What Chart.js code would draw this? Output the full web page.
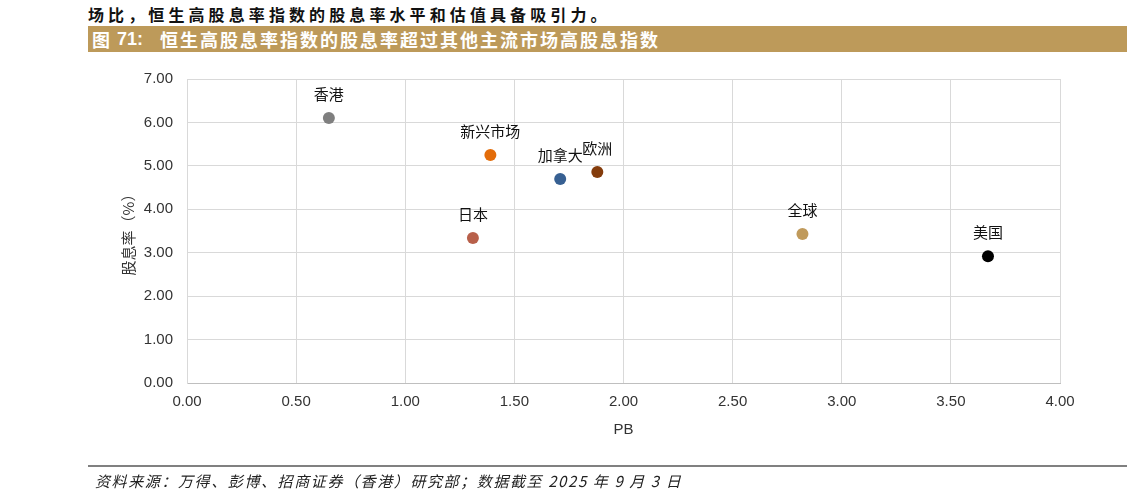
<!DOCTYPE html>
<html lang="zh">
<head>
<meta charset="utf-8">
<title>图 71</title>
<script src="https://cdn.jsdelivr.net/npm/chart.js@4.4.1/dist/chart.umd.min.js"></script>
<style>
  html, body { margin: 0; padding: 0; background: #fff; }
  .page { position: relative; width: 1132px; height: 494px; overflow: hidden; }
  .lead {
    position: absolute; left: 88px; top: 2px;
    font: bold 16px "Noto Sans CJK SC", sans-serif; letter-spacing: 4.1px; color: #111;
  }
  .banner {
    position: absolute; left: 88px; top: 26px; width: 1039px; height: 26px;
    background: #bd9a5a; color: #fff;
  }
  .banner span { position: absolute; top: 0px; line-height: 26px; white-space: pre; }
  .b-fig { left: 4px; font: bold 18px "Noto Sans CJK SC", sans-serif; }
  .b-num { left: 29px; font: bold 18px "Liberation Sans", Arial, sans-serif; }
  .b-txt { left: 72px; font: bold 18px "Noto Sans CJK SC", sans-serif; letter-spacing: 2px; }
  .rule { position: absolute; left: 88px; top: 465px; width: 1039px; height: 2px; background: #808080; }
  .source {
    position: absolute; left: 95px; top: 470px; white-space: pre;
    font: italic 15px "Noto Sans CJK SC", sans-serif; color: #222; letter-spacing: 1.6px;
  }
  .chart-box { position: absolute; left: 0; top: 0; width: 1132px; height: 494px; }
</style>
</head>
<body>
<div class="page">
  <div class="lead">场比，恒生高股息率指数的股息率水平和估值具备吸引力。</div>
  <div class="banner"><span class="b-fig">图</span><span class="b-num">71:</span><span class="b-txt">恒生高股息率指数的股息率超过其他主流市场高股息指数</span></div>
  <div class="chart-box"><canvas id="scatter"></canvas></div>
  <div class="rule"></div>
  <div class="source">资料来源：万得、彭博、招商证券（香港）研究部；数据截至 2025 年 9 月 3 日</div>
</div>
<script>
const markets = ["香港", "新兴市场", "加拿大", "欧洲", "日本", "全球", "美国"];
const pbValues = [0.65, 1.39, 1.71, 1.88, 1.31, 2.82, 3.67];
const yieldValues = [6.10, 5.25, 4.70, 4.86, 3.34, 3.43, 2.92];
const pointColors = ["#7f7f7f", "#e36c09", "#376092", "#843c0c", "#b8604a", "#c09a5b", "#000000"];

const X_MIN = 0, X_MAX = 4, X_STEP = 0.5;
const Y_MIN = 0, Y_MAX = 7, Y_STEP = 1;

// point labels sit above each dot
const pointLabels = {
  id: "pointLabels",
  afterDatasetsDraw(chart) {
    const ctx = chart.ctx;
    const meta = chart.getDatasetMeta(0);
    ctx.save();
    ctx.font = '15px "Noto Sans CJK SC", sans-serif';
    ctx.fillStyle = "#111";
    ctx.textAlign = "center";
    ctx.textBaseline = "middle";
    meta.data.forEach(function (el, i) {
      ctx.fillText(markets[i], el.x, el.y - 24);
    });
    ctx.restore();
  }
};

const tickFont = { family: '"Liberation Sans", Arial, sans-serif', size: 15 };

new Chart(document.getElementById("scatter"), {
  type: "scatter",
  data: {
    datasets: [{
      data: pbValues.map((x, i) => ({ x: x, y: yieldValues[i] })),
      pointBackgroundColor: pointColors,
      pointBorderWidth: 0,
      pointRadius: 6,
      pointHoverRadius: 6
    }]
  },
  options: {
    responsive: true,
    maintainAspectRatio: false,
    animation: false,
    events: [],
    layout: { padding: { left: 115, right: 72, top: 79, bottom: 51 } },
    plugins: { legend: { display: false }, tooltip: { enabled: false } },
    scales: {
      x: {
        type: "linear",
        min: X_MIN, max: X_MAX,
        ticks: {
          stepSize: X_STEP, color: "#333", font: tickFont, padding: 10,
          callback: (v) => v.toFixed(2)
        },
        grid: { color: "#d9d9d9", lineWidth: 1, drawTicks: false },
        border: { color: "#bfbfbf" },
        title: { display: true, text: "PB", color: "#333", font: tickFont, padding: { top: 6 } },
        afterFit(scale) { scale.height = 60; }
      },
      y: {
        type: "linear",
        min: Y_MIN, max: Y_MAX,
        ticks: {
          stepSize: Y_STEP, color: "#333", font: tickFont, padding: 14,
          callback: (v) => v.toFixed(2)
        },
        grid: { color: "#d9d9d9", lineWidth: 1, drawTicks: false },
        border: { color: "#d9d9d9" },
        title: {
          display: true, text: "股息率（%）", color: "#333",
          font: { family: '"Noto Sans CJK SC", sans-serif', size: 15 }, padding: { bottom: 2 }
        },
        afterFit(scale) { scale.width = 72; }
      }
    }
  },
  plugins: [pointLabels]
});
</script>
</body>
</html>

[WRITTEN PROBLEM]:
Quote the material exactly. Pictures stay out.

[CORRECT RESULT]:
What Chart.js code would draw this? Output the full web page.
<!DOCTYPE html>
<html lang="zh">
<head>
<meta charset="utf-8">
<title>图 71</title>
<script src="https://cdn.jsdelivr.net/npm/chart.js@4.4.1/dist/chart.umd.min.js"></script>
<style>
  html, body { margin: 0; padding: 0; background: #fff; }
  .page { position: relative; width: 1132px; height: 494px; overflow: hidden; }
  .lead {
    position: absolute; left: 88px; top: 2px;
    font: bold 16px "Noto Sans CJK SC", sans-serif; letter-spacing: 4.1px; color: #111;
  }
  .banner {
    position: absolute; left: 88px; top: 26px; width: 1039px; height: 26px;
    background: #bd9a5a; color: #fff;
  }
  .banner span { position: absolute; top: 0px; line-height: 26px; white-space: pre; }
  .b-fig { left: 4px; font: bold 18px "Noto Sans CJK SC", sans-serif; }
  .b-num { left: 29px; font: bold 18px "Liberation Sans", Arial, sans-serif; }
  .b-txt { left: 72px; font: bold 18px "Noto Sans CJK SC", sans-serif; letter-spacing: 2px; }
  .rule { position: absolute; left: 88px; top: 465px; width: 1039px; height: 2px; background: #808080; }
  .source {
    position: absolute; left: 95px; top: 470px; white-space: pre;
    font: italic 15px "Noto Sans CJK SC", sans-serif; color: #222; letter-spacing: 1.6px;
  }
  .chart-box { position: absolute; left: 0; top: 0; width: 1132px; height: 494px; }
</style>
</head>
<body>
<div class="page">
  <div class="lead">场比，恒生高股息率指数的股息率水平和估值具备吸引力。</div>
  <div class="banner"><span class="b-fig">图</span><span class="b-num">71:</span><span class="b-txt">恒生高股息率指数的股息率超过其他主流市场高股息指数</span></div>
  <div class="chart-box"><canvas id="scatter"></canvas></div>
  <div class="rule"></div>
  <div class="source">资料来源：万得、彭博、招商证券（香港）研究部；数据截至 2025 年 9 月 3 日</div>
</div>
<script>
const markets = ["香港", "新兴市场", "加拿大", "欧洲", "日本", "全球", "美国"];
const pbValues = [0.65, 1.39, 1.71, 1.88, 1.31, 2.82, 3.67];
const yieldValues = [6.10, 5.25, 4.70, 4.86, 3.34, 3.43, 2.92];
const pointColors = ["#7f7f7f", "#e36c09", "#376092", "#843c0c", "#b8604a", "#c09a5b", "#000000"];

const X_MIN = 0, X_MAX = 4, X_STEP = 0.5;
const Y_MIN = 0, Y_MAX = 7, Y_STEP = 1;

// point labels sit above each dot
const pointLabels = {
  id: "pointLabels",
  afterDatasetsDraw(chart) {
    const ctx = chart.ctx;
    const meta = chart.getDatasetMeta(0);
    ctx.save();
    ctx.font = '15px "Noto Sans CJK SC", sans-serif';
    ctx.fillStyle = "#111";
    ctx.textAlign = "center";
    ctx.textBaseline = "middle";
    meta.data.forEach(function (el, i) {
      ctx.fillText(markets[i], el.x, el.y - 24);
    });
    ctx.restore();
  }
};

const tickFont = { family: '"Liberation Sans", Arial, sans-serif', size: 15 };

new Chart(document.getElementById("scatter"), {
  type: "scatter",
  data: {
    datasets: [{
      data: pbValues.map((x, i) => ({ x: x, y: yieldValues[i] })),
      pointBackgroundColor: pointColors,
      pointBorderWidth: 0,
      pointRadius: 6,
      pointHoverRadius: 6
    }]
  },
  options: {
    responsive: true,
    maintainAspectRatio: false,
    animation: false,
    events: [],
    layout: { padding: { left: 115, right: 72, top: 79, bottom: 51 } },
    plugins: { legend: { display: false }, tooltip: { enabled: false } },
    scales: {
      x: {
        type: "linear",
        min: X_MIN, max: X_MAX,
        ticks: {
          stepSize: X_STEP, color: "#333", font: tickFont, padding: 10,
          callback: (v) => v.toFixed(2)
        },
        grid: { color: "#d9d9d9", lineWidth: 1, drawTicks: false },
        border: { color: "#bfbfbf" },
        title: { display: true, text: "PB", color: "#333", font: tickFont, padding: { top: 6 } },
        afterFit(scale) { scale.height = 60; }
      },
      y: {
        type: "linear",
        min: Y_MIN, max: Y_MAX,
        ticks: {
          stepSize: Y_STEP, color: "#333", font: tickFont, padding: 14,
          callback: (v) => v.toFixed(2)
        },
        grid: { color: "#d9d9d9", lineWidth: 1, drawTicks: false },
        border: { color: "#d9d9d9" },
        title: {
          display: true, text: "股息率（%）", color: "#333",
          font: { family: '"Noto Sans CJK SC", sans-serif', size: 15 }, padding: { bottom: 2 }
        },
        afterFit(scale) { scale.width = 72; }
      }
    }
  },
  plugins: [pointLabels]
});
</script>
</body>
</html>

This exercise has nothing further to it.